Financial incentives added to free cessation aids resulted in a higher rate of sustained smoking abstinence compared to free cessation aids alone, a recent study found. Researchers randomly assigned smokers employed by 54 companies to 1 of 4 smoking cessation interventions or to usual care. The 4 interventions consisted of usual care (access to information regarding the benefits of smoking cessation and a motivational text-message service) plus 1 of the following: free cessation aids; free e-cigarettes, without a requirement that standard therapies had been tried; free cessation aids plus $600 in rewards for sustained abstinence; or free cessation aids plus $600 in redeemable funds, deposited in a separate account for each participant, with money removed if cessation milestones were not met. The primary outcome was sustained smoking abstinence for 6 months after the target quit date. Among the details:
- Among 6,131 smokers enrolled, 6,006 underwent randomization.

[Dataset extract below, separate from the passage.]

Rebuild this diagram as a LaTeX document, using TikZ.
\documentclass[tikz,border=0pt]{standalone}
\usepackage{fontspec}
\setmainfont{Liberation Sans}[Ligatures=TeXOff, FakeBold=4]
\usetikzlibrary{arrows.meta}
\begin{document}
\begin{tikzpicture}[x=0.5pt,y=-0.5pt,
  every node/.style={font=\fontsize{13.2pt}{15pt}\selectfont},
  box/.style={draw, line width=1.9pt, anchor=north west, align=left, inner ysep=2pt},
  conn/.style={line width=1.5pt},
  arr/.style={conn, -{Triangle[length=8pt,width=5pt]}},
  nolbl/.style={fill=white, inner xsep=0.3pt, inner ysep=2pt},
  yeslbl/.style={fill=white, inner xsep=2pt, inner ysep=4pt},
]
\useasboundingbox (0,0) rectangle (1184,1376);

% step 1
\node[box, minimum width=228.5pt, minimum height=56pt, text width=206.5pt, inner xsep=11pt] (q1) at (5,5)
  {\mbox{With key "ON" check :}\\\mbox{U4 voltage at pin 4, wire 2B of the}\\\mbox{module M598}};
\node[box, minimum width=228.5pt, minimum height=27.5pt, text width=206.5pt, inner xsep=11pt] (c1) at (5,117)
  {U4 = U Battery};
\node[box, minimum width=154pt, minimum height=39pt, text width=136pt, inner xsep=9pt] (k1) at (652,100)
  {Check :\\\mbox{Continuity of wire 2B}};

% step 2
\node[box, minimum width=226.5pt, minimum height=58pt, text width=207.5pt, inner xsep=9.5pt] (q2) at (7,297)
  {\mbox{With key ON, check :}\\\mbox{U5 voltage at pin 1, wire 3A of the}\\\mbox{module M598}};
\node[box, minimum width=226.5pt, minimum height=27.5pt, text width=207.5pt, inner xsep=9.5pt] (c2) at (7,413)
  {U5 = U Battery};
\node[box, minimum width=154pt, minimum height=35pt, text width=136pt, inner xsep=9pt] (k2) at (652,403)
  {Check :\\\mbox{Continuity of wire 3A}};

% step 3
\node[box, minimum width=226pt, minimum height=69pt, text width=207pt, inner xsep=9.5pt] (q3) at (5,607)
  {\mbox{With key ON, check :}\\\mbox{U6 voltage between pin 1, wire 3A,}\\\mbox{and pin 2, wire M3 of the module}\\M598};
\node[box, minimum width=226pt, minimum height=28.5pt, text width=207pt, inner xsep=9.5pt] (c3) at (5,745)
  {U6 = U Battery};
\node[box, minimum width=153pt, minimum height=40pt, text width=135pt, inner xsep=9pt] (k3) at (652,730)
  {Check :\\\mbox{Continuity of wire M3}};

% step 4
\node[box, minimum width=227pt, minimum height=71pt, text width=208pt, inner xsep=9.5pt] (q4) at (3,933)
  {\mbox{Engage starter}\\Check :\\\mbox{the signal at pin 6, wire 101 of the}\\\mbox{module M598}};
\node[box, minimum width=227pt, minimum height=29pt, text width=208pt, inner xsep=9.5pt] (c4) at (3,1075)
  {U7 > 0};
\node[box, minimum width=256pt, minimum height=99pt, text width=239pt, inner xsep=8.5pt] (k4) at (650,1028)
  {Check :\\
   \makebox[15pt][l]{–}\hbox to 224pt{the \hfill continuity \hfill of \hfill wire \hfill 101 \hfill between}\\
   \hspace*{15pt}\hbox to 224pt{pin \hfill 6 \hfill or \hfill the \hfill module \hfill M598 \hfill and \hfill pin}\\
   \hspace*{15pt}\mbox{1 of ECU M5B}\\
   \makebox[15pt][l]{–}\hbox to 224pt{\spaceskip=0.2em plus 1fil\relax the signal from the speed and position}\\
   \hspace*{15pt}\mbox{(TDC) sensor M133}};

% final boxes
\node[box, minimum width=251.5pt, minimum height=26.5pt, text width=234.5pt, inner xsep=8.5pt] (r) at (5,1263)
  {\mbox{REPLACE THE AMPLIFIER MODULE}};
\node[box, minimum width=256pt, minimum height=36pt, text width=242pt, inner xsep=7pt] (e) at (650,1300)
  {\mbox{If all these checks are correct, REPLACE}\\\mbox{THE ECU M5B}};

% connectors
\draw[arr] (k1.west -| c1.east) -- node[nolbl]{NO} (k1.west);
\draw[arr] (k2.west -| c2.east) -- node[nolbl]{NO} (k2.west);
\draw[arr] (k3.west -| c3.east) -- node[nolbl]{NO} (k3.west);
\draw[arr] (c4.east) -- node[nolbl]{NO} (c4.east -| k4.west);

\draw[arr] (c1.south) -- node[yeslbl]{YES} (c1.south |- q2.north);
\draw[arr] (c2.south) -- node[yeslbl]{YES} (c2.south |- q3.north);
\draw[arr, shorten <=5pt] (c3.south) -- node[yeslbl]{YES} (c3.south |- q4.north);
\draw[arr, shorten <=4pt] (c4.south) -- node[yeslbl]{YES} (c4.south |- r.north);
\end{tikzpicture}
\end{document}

- Though 6 months, sustained abstinence rates were 0.1% in the usual care group, 0.5% in the free cessation aids group, 1.0% in the free e-cigarettes group, 2.0% in the rewards group, and 2.9% in the redeemable deposit group.
- The addition of free cessation aids or e-cigarettes did not provide a benefit among smokers who received usual care.
Halpern SD, Harhay MO, Saulsgiver K, et al. A pragmatic trial of e-cigarettes, incentives, and drugs for smoking cessation. N Engl J Med. 2018;378:2302-2310. doi:10.1056/NEJMsa1715757.